The titular work of Marilyn & Me is a self-portrait of the artist as Monroe (similar, but not identical, to the close-up Warhol used for his Marilyns). In another self-portrait, Andy Warhol, Marilyn Monroe & Peter Brandt, 2001, Brandt synthesized his Monroe fascination with Warhol’s and presents himself as Andy being Marilyn (something Warhol would have loved to do, but was too shy). To become Marilyn for Marilyn & Me, the artist used a wig, make-up, and necklace, a transformation Brandt hoped not just to achieve at the level of appearance but also on the level of feeling. His subsequent reflections indicate that he found some success: “One day I just had to know how it felt to be her that day at The Bell Air Hotel [sic]. I gazed into the camera and for a split of a second I was her. A moment of terrifying catalytic truth. I removed my make up and went out in the street. In a daze. It slowly dawned on me that I had touched a butterfly.”13
Comrades, 2002, another object in the Monroe group, is a small sculptural work composed of three rectangular glass baking dishes juxtaposed like a medieval altarpiece. Photographic icons rest in the bottom of each dish. The center dish is full of Brandt (as he appears in Marilyn & Me) and flanked, on the left, by a pin-up of Monroe holding an umbrella and, on the right, a selection from Wilke’s S.O.S. Starification Object Series, 1975. Wilke appears in Islamic headdress, her forehead and fingernails embellished with the signature vulvic forms she fashioned from chewing gums (and sought to ‘feminize’ the world with).
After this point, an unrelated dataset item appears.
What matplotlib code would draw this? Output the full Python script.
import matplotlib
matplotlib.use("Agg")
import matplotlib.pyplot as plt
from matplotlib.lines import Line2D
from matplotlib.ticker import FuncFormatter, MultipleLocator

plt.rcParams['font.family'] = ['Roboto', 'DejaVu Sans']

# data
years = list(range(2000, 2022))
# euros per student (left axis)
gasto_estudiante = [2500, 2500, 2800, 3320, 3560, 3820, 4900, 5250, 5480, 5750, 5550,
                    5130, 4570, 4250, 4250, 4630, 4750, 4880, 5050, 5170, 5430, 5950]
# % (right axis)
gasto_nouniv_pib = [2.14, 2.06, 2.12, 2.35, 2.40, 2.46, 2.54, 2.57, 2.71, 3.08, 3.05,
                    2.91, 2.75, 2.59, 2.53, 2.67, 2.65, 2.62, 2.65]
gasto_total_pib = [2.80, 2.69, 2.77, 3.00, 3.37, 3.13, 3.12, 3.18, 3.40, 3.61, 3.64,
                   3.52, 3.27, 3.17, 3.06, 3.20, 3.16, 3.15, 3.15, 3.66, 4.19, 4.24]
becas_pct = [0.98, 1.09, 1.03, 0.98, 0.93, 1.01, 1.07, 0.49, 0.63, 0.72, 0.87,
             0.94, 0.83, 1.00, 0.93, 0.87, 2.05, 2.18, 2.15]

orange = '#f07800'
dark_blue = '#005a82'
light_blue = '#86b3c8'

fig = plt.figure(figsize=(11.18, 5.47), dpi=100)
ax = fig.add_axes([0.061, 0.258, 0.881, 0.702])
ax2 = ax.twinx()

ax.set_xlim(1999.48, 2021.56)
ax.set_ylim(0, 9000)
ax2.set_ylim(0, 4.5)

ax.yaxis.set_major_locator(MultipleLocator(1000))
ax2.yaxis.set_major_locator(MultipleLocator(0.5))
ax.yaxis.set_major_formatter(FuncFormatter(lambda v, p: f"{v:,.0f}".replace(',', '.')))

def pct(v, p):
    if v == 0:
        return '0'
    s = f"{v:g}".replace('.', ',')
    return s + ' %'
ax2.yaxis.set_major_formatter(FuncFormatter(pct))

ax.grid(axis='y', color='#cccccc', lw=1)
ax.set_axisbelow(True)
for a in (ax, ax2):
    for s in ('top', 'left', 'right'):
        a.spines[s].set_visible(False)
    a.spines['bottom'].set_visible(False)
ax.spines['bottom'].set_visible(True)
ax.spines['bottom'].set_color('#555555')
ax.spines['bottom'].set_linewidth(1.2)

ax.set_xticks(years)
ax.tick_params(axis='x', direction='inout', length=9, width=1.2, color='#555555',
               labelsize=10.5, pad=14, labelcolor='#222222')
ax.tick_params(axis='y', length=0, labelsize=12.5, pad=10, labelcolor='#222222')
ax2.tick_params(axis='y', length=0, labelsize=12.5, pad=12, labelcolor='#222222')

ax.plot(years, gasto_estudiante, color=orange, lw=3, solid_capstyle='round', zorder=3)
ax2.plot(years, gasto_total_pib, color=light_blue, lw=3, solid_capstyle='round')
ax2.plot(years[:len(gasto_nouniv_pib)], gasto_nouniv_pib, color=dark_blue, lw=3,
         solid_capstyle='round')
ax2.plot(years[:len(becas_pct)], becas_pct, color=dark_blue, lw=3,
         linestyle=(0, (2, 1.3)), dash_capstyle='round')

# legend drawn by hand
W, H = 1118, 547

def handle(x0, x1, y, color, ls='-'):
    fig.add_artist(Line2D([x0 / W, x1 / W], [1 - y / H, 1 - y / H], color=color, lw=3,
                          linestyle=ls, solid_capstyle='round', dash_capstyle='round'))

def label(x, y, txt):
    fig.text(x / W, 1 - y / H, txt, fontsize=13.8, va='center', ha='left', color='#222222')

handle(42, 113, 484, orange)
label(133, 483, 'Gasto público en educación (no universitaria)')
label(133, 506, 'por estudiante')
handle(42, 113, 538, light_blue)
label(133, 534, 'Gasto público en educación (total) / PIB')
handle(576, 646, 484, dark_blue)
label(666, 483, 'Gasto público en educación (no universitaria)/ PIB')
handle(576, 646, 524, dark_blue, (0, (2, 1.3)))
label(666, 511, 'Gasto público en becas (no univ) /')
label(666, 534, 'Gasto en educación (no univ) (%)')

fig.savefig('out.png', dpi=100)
These vulvic forms both decorate and scar her face. As Frueh observes: “ the ‘ornaments’ decorating Wilke in S.O.S. are not only scars but also stigmata, making the model woman into a martyr. Venus, the goddess of love and sex (neither of which Western culture reveres) must be crucified. The beautiful resemble other groups that are feared, envied and hated for the marks of their difference.”14
Comrades is the obvious link between the projects Marilyn & Me and Peter Super-T-Art. The former’s devotion to an actress belies Brandt’s interest and training in the performing arts and sets the stage for his approach to Wilke’s oeuvre. While the plastic arts are primarily concerned with form, the performing arts prioritize process, feeling and attitude: technique, in a performative sense, is as much about attitude as action (and result). It’s worth noting that Brandt’s work with Monroe includes depictions of himself transformed, with wigs and make-up, into a portrayal of the actress while his project with Wilke eschews any such literal manifestations and presents, instead, his intellectual and intuitive response toward specific art works. The most consistent parallel in iconography is the presentation of his body, a parallel that is not a parallel, given that Wilke’s body was female and his is not. Brandt explores what happens to our perception of the male body (and the political, emotional and social subjects it represents) when it is subjected to the kinds of representations previously reserved for the female. One of Wilke’s artistic goals was to assist in the breakdown of Western philosophy’s binary oppositions: between good/bad, male/female, self/other, Jew/gentile. Black/white. Brandt’s project continues this deconstructive process.” (Laura Cottingham, extract from The Other Venus – Hannah Wilke and Peter Brandt, in the catalogue Peter Super-T-Art, pages 43 – 46, 2007).
Marilyn & Me consists of photographs, objects, videos and text 1999 – 2004.